Nigerian fashion designer Bubu Ogisi is redefining what African fashion can be. As the founder and creative force behind the experimental label IAMISIGO, Ogisi fuses indigenous West African textile traditions with futurist minimalism, creating garments that are as intellectually provocative as they are visually arresting. Raised in Lagos and trained in fashion in Paris, Ogisi draws from a wide cultural palette—Yoruba divination systems, Igbo cosmology, ancient Egyptian iconography, and contemporary African urbanity. Her work transcends trend cycles, functioning more as wearable research than seasonal collections. She is less concerned with the western gaze and more focused on what it means to clothe the African soul in authenticity.
At the core of Ogisi’s practice is a deep respect for handcraft and ancestral knowledge. IAMISIGO collaborates with artisans from Nigeria, Ghana, and Côte d’Ivoire to create handwoven textiles using age-old methods. These include resist dyeing, off-loom weaving, raffia detailing, and calabash burning—techniques that carry generations of spiritual and cultural resonance. Yet Ogisi does not reproduce the past; she transforms it.
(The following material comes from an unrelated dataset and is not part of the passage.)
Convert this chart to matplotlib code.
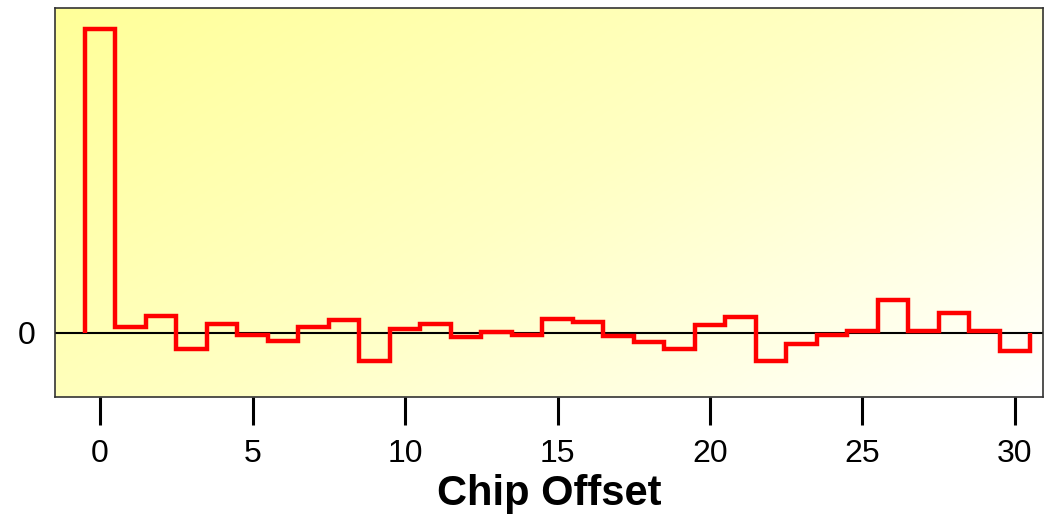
import numpy as np
import matplotlib.pyplot as plt
from matplotlib.colors import LinearSegmentedColormap

plt.rcParams['font.family'] = ['Liberation Sans', 'DejaVu Sans']

# chip offsets and normalised correlation per offset
offsets = np.arange(0, 31)
corr = [1.0, 0.019, 0.055, -0.052, 0.030, -0.008, -0.027, 0.019, 0.044, -0.091,
        0.014, 0.028, -0.014, 0.003, -0.008, 0.047, 0.036, -0.010, -0.030, -0.052,
        0.027, 0.052, -0.092, -0.036, -0.008, 0.006, 0.107, 0.006, 0.067, 0.006,
        -0.061]
xticks = [0, 5, 10, 15, 20, 25, 30]


fig = plt.figure(figsize=(10.51, 5.16), dpi=100)
ax = fig.add_axes([0.0523, 0.2306, 0.9401, 0.7539])

# yellow (top left) -> white (bottom right) background
nx, ny = 400, 200
u = np.linspace(0, 1, nx)[None, :]
v = np.linspace(0, 1, ny)[:, None]
t = np.clip(0.6 * u + 0.4 * v, 0, 1)
cmap = LinearSegmentedColormap.from_list('bg', ['#ffff99', '#ffffc4', '#ffffff'])
ax.imshow(t, cmap=cmap, vmin=0, vmax=1, aspect='auto', extent=[0, 1, 0, 1],
          transform=ax.transAxes, zorder=0, interpolation='bilinear')

ax.axhline(0, color='black', lw=1.5, zorder=1)
edges = np.append(offsets - 0.5, offsets[-1] + 0.5)
ax.stairs(corr, edges, baseline=0, color='red', lw=3.2, zorder=2)

ax.set_xlim(-1.48, 30.92)
ax.set_ylim(-0.211, 1.07)
ax.set_xticks(xticks)
ax.set_yticks([0])
ax.tick_params(axis='x', direction='out', length=20, width=2.2, pad=10,
               labelsize=23)
ax.tick_params(axis='y', length=0, pad=14, labelsize=23)
for s in ax.spines.values():
    s.set_color('#333333')
    s.set_linewidth(1.2)
ax.set_xlabel('Chip Offset', fontsize=30, fontweight='bold', labelpad=4)

fig.savefig('out.png', dpi=100)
Her silhouettes are stark, architectural, and often genderless, disrupting both colonial beauty standards and contemporary expectations of “African fashion.” By doing so, she challenges viewers to engage not just with her designs but with the epistemologies behind them.
Ogisi's collections are often rooted in metaphysical and historical inquiry. Past series have explored the symbolism of hair as memory, the power of African women in spiritual practices, and the ways in which colonialism disrupted indigenous ways of dressing. Her 2022 collection, Sacred Seduction, for instance, used translucent silks and hand-dyed wools to examine the sensuality of the divine feminine. The garments became ritual objects—each one referencing spiritual ceremonies, divination rites, and pre-colonial systems of adornment. Rather than simply showcase African culture, Ogisi interrogates its fragments and reassembles them into new possibilities.
Beyond her role as a designer, Ogisi sees herself as a medium and storyteller. She often stages her fashion presentations as immersive installations or performance rituals, rather than conventional runway shows. These environments—often located in reclaimed urban spaces—blend sound art, movement, and spiritual symbolism. In a global fashion industry still dominated by Eurocentric narratives, Ogisi’s insistence on self-definition is both political and poetic. Her work has garnered attention from major platforms such as Vogue, i-D, and the Victoria and Albert Museum, but she remains rooted in her mission: to heal and reconnect African bodies with their ancestral energies.
As IAMISIGO continues to expand globally, Bubu Ogisi stands at the forefront of a larger movement to decentralize and decolonize fashion. She represents a generation of African creatives who are no longer seeking validation from the West, but instead cultivating local systems of meaning, value, and beauty. Through ritualistic process and radical form, Ogisi is not just dressing people—she is awakening them. In her hands, fashion becomes a site of memory, resistance, and spiritual rebirth. It is a call to remember what was lost, and to imagine what might still be reclaimed.